# [Task goal]
Select every line containing the word "script" from the material, and copy those lines.

# [Provided records]
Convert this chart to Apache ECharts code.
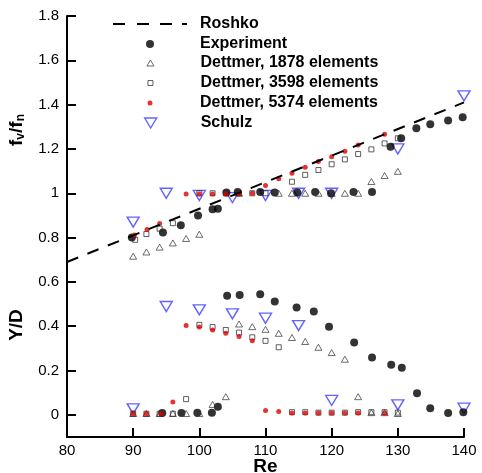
<!DOCTYPE html>
<html>
<head>
<meta charset="utf-8">
<script src="https://cdn.jsdelivr.net/npm/echarts@6/dist/echarts.min.js"></script>
<style>
  html, body { margin: 0; padding: 0; background: #fff; }
  #chart { width: 482px; height: 473px; }
</style>
</head>
<body>
<div id="chart"></div>
<script>
// [Re, value] pairs; upper branch is f_v/f_n, lower branch is Y/D
const roshko = [[80, 0.69], [140, 1.41]]

const experiment = [
  [89.8, 0.80], [94.5, 0.823], [97.2, 0.856], [99.8, 0.90], [102, 0.928], [102.8, 0.93],
  [104.1, 1.003], [105.8, 1.006], [109.2, 1.006], [111.4, 1.003], [114.8, 1.003], [117.5, 1.006],
  [119.9, 1.0], [123.3, 1.006], [126.1, 1.006], [128.9, 1.21], [130.5, 1.248], [132.8, 1.293],
  [134.9, 1.312], [137.6, 1.328], [139.8, 1.343],
  [94.4, 0.008], [97.3, 0.008], [99.7, 0.01], [101.9, 0.01], [102.8, 0.037],
  [104.2, 0.538], [106.1, 0.541], [109.2, 0.544], [111.4, 0.511], [114.7, 0.484], [117.3, 0.466],
  [119.6, 0.398], [123.4, 0.326], [126.1, 0.259], [129, 0.226], [130.6, 0.212], [132.9, 0.098],
  [134.9, 0.03], [137.6, 0.008], [139.9, 0.012]
]

const dettmer1878 = [
  [90, 0.716], [92, 0.735], [94, 0.757], [96, 0.776], [98, 0.796], [100, 0.815],
  [106, 1.0], [112, 1.0], [114, 1.0], [116, 1.0], [118, 1.0], [120, 1.0], [122, 1.0], [124, 1.0],
  [126, 1.053], [128, 1.08], [130, 1.099],
  [90, 0.006], [92, 0.006], [94, 0.006], [96, 0.006], [98, 0.006], [100, 0.006], [102, 0.047],
  [104, 0.082], [106, 0.41], [108, 0.398], [110, 0.386], [112, 0.368], [114, 0.349], [116, 0.331],
  [118, 0.305], [120, 0.281], [122, 0.251], [124, 0.082], [126, 0.01], [128, 0.01], [130, 0.006]
]

const dettmer3598 = [
  [90.3, 0.79], [92, 0.816], [94, 0.84], [96, 0.865], [100, 1.0], [102, 1.0], [104, 1.0],
  [106, 1.0], [108, 1.0], [110, 1.0], [114, 1.052], [116, 1.083], [118, 1.105], [120, 1.131],
  [122, 1.153], [124, 1.177], [126, 1.198], [128, 1.225], [130, 1.248],
  [90, 0.005], [92, 0.005], [94, 0.005], [96, 0.005], [98, 0.071], [100, 0.406], [102, 0.396],
  [104, 0.383], [106, 0.371], [108, 0.35], [110, 0.334], [112, 0.305], [114, 0.012], [116, 0.012],
  [118, 0.01], [120, 0.01], [122, 0.01], [124, 0.012], [126, 0.012], [128, 0.012], [130, 0.01]
]

const dettmer5374 = [
  [90.2, 0.812], [92.1, 0.837], [94, 0.863], [98, 0.997], [100, 0.997], [102, 0.997], [104, 0.997],
  [106, 0.997], [108, 1.0], [110, 1.035], [112, 1.065], [114, 1.09], [116, 1.117], [118, 1.143],
  [120, 1.165], [122, 1.19], [124, 1.218], [128, 1.266],
  [90, 0.005], [92, 0.005], [94.2, 0.005], [96, 0.058], [98, 0.403], [100, 0.396], [102, 0.383],
  [104, 0.368], [106, 0.353], [108, 0.334], [110, 0.02], [112, 0.015], [114, 0.008], [116, 0.008],
  [118, 0.008], [120, 0.008], [122, 0.008], [124, 0.008], [128, 0.008]
]

const schulz = [
  [90, 0.87], [95, 1.0], [100, 0.99], [105, 0.98], [110, 0.99], [115, 1.0], [120, 1.0],
  [130, 1.2], [140, 1.44],
  [90, 0.027], [95, 0.489], [100, 0.474], [105, 0.456], [110, 0.436], [115, 0.403],
  [120, 0.065], [130, 0.045], [140, 0.03]
]

const yTicks = [0, 0.2, 0.4, 0.6, 0.8, 1, 1.2, 1.4, 1.6, 1.8]

const FONT = 'Liberation Sans'
const BLUE = '#3c3cff'
const RED = '#dd0000'
const INV_TRI = 'path://M0,0L12,0L6,10Z'
// dashed stroke for the Roshko legend entry (line legends always add a marker otherwise)
const DASH_ICON = 'path://M0,0H12V2H0Z M24,0H36V2H24Z M47,0H59V2H47Z M69,0H74V2H69Z'

const chart = echarts.init(document.getElementById('chart'))

// one legend per row so every icon can keep its own size
const legendRows = [
  { name: 'Roshko', y: 25, w: 74, h: 2, icon: DASH_ICON, bw: 0 },
  { name: 'Experiment', y: 45, w: 8, h: 8, bw: 0 },
  { name: 'Dettmer, 1878 elements', y: 64, w: 7, h: 6, bw: 0.9 },
  { name: 'Dettmer, 3598 elements', y: 84, w: 5, h: 5, bw: 0.9 },
  { name: 'Dettmer, 5374 elements', y: 104, w: 5, h: 5, bw: 0 },
  { name: 'Schulz', y: 124, w: 12, h: 10, bw: 1.4 }
]
const legends = legendRows.map(r => ({
  data: [r.icon ? { name: r.name, icon: r.icon, itemStyle: { color: '#000' } } : r.name],
  selectedMode: false,
  orient: 'vertical',
  left: 150 - r.w / 2,
  top: r.y - 9,
  padding: 0,
  itemWidth: r.w,
  itemHeight: r.h,
  itemStyle: { borderWidth: r.bw },
  textStyle: {
    fontFamily: FONT,
    fontSize: 16,
    fontWeight: 'bold',
    color: '#000',
    padding: [0, 0, 0, 45 - r.w / 2]
  }
}))

const hollow = (border, width) => ({ color: 'rgba(0,0,0,0)', borderColor: border, borderWidth: width })

chart.setOption({
  animation: false,
  backgroundColor: '#fff',
  textStyle: { fontFamily: FONT },
  grid: { left: 67, right: 18, top: 16, bottom: 36, outerBoundsMode: 'none' },
  legend: legends,
  xAxis: {
    type: 'value',
    min: 80,
    max: 140,
    interval: 10,
    name: 'Re',
    nameLocation: 'middle',
    nameGap: 20,
    nameMoveOverlap: false,
    nameTextStyle: { fontFamily: FONT, fontSize: 19, fontWeight: 'bold', color: '#000' },
    axisLine: { onZero: false, lineStyle: { color: '#000', width: 2 } },
    axisTick: { inside: true, length: 9, lineStyle: { color: '#000', width: 2 } },
    axisLabel: { fontFamily: FONT, fontSize: 15, color: '#000', margin: 6 },
    splitLine: { show: false }
  },
  yAxis: {
    type: 'value',
    min: -0.1,
    max: 1.8,
    axisLine: { show: true, onZero: false, lineStyle: { color: '#000', width: 2 } },
    axisTick: { show: true, inside: true, length: 9, customValues: yTicks, lineStyle: { color: '#000', width: 2 } },
    axisLabel: {
      customValues: yTicks,
      fontFamily: FONT,
      fontSize: 15,
      color: '#000',
      margin: 8,
      formatter: v => String(+(+v).toFixed(1))
    },
    splitLine: { show: false }
  },
  graphic: [
    {
      type: 'text',
      x: 17,
      y: 130,
      rotation: Math.PI / 2,
      style: {
        text: 'f{s|v}/f{s|n}',
        align: 'center',
        verticalAlign: 'middle',
        fontFamily: FONT,
        fontSize: 19,
        fontWeight: 'bold',
        fill: '#000',
        rich: {
          s: { fontFamily: FONT, fontSize: 12, fontWeight: 'bold', fill: '#000', padding: [8, 0, 0, 0] }
        }
      }
    },
    {
      type: 'text',
      x: 17,
      y: 325,
      rotation: Math.PI / 2,
      style: {
        text: 'Y/D',
        align: 'center',
        verticalAlign: 'middle',
        fontFamily: FONT,
        fontSize: 19,
        fontWeight: 'bold',
        fill: '#000'
      }
    }
  ],
  series: [
    {
      name: 'Schulz',
      type: 'scatter',
      symbol: INV_TRI,
      symbolSize: [12, 10],
      itemStyle: hollow(BLUE, 1.4),
      data: schulz
    },
    {
      name: 'Roshko',
      type: 'line',
      symbol: 'none',
      lineStyle: { color: '#000', width: 2, type: [12, 10] },
      itemStyle: { color: '#000' },
      data: roshko
    },
    {
      name: 'Experiment',
      type: 'scatter',
      symbol: 'circle',
      symbolSize: 8,
      itemStyle: { color: '#000' },
      data: experiment
    },
    {
      name: 'Dettmer, 1878 elements',
      type: 'scatter',
      symbol: 'triangle',
      symbolSize: [7, 6],
      itemStyle: hollow('#333', 0.9),
      data: dettmer1878
    },
    {
      name: 'Dettmer, 3598 elements',
      type: 'scatter',
      symbol: 'rect',
      symbolSize: 5,
      itemStyle: hollow('#222', 0.9),
      data: dettmer3598
    },
    {
      name: 'Dettmer, 5374 elements',
      type: 'scatter',
      symbol: 'circle',
      symbolSize: 5,
      itemStyle: { color: RED },
      data: dettmer5374
    }
  ]
})
</script>
</body>
</html>
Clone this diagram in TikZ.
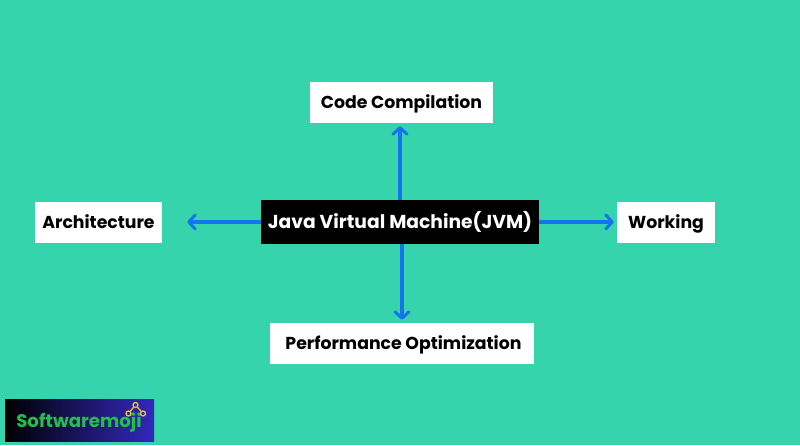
\documentclass[tikz,border=0pt]{standalone}
\usepackage{fontspec}
\setmainfont{Poppins}
\usetikzlibrary{arrows.meta}
\definecolor{bggreen}{HTML}{36D4AC}
\definecolor{linkblue}{HTML}{1573EE}
\definecolor{logogreen}{HTML}{22BE4C}
\definecolor{logoyellow}{HTML}{EFC62A}
\definecolor{logoblue}{HTML}{3228BE}
\tikzset{
  topic/.style={fill=white,text=black,font=\bfseries\fontsize{17.3}{20}\selectfont,inner sep=0pt,anchor=center,text height=16pt,text depth=4pt},
  link/.style={draw=linkblue,line width=3.6pt,shorten >=3pt,-{Straight Barb[length=6.5pt,width=14pt,line width=3pt,round]}},
  dot/.style={circle,draw=logoyellow,line width=1.3pt,inner sep=0pt,minimum size=5pt}
}
\begin{document}
\begin{tikzpicture}[x=1pt,y=1pt]
  \useasboundingbox[fill=bggreen] (0,0) rectangle (800,445);
  \node[fill=black,text=white,font=\bfseries\fontsize{18.7}{22}\selectfont,minimum width=278pt,minimum height=44pt,inner sep=0pt] (main) at (400,223) {Java Virtual Machine(JVM)};
  \node[topic,minimum width=183pt,minimum height=41pt] (code) at (401.5,342.5) {Code Compilation};
  \node[topic,minimum width=127pt,minimum height=41pt] (arch) at (98.5,222.5) {Architecture};
  \node[topic,minimum width=98pt,minimum height=41pt] (work) at (666,222.5) {Working};
  \node[topic,minimum width=264pt,minimum height=41pt] (perf) at (402,101.5) {\hspace{3pt}Performance Optimization};
  \begin{scope}
    \draw[link] (main.north) -- (main.north |- code.south);
    \draw[link,shorten >=25pt] (main.west) -- (arch.east |- main.west);
    \draw[link] (main.east) -- (work.west |- main.east);
    \draw[link] (main.south -| perf.north) -- (perf.north);
  \end{scope}
  \node[left color=black,right color=logoblue,minimum width=149pt,minimum height=42pt,inner sep=0pt] (logo) at (79.5,25) {};
  \node[text=logogreen,font=\bfseries\fontsize{18.2}{20}\selectfont,inner sep=0pt] (name) at (79,22) {Softwaremoji};
  \node[dot] (d1) at (135.5,40) {};
  \node[dot] (d2) at (128.5,31.5) {};
  \node[dot] (d3) at (143,31.5) {};
  \draw[logoyellow,line width=1.3pt] (d1) -- (d2);
  \draw[logoyellow,line width=1.3pt] (d1) -- (d3);
\end{tikzpicture}
\end{document}
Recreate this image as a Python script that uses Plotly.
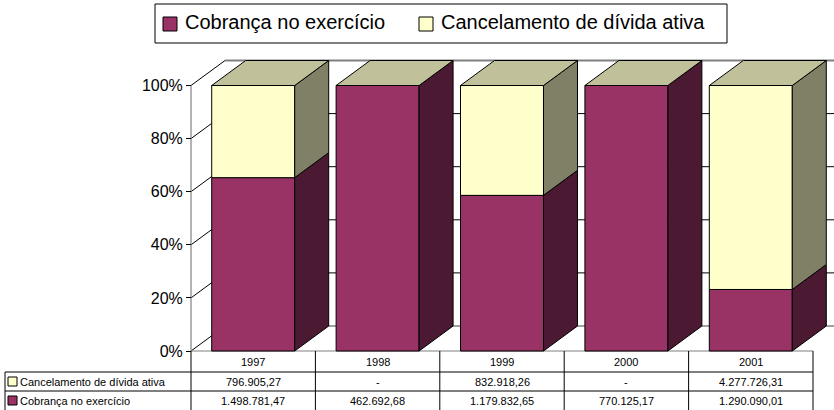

# [Answer for this exercise]
<script src="https://cdn.jsdelivr.net/npm/echarts@6/dist/echarts.min.js"></script>
<script>
</script>
Recreate this image as a Python script that uses Plotly.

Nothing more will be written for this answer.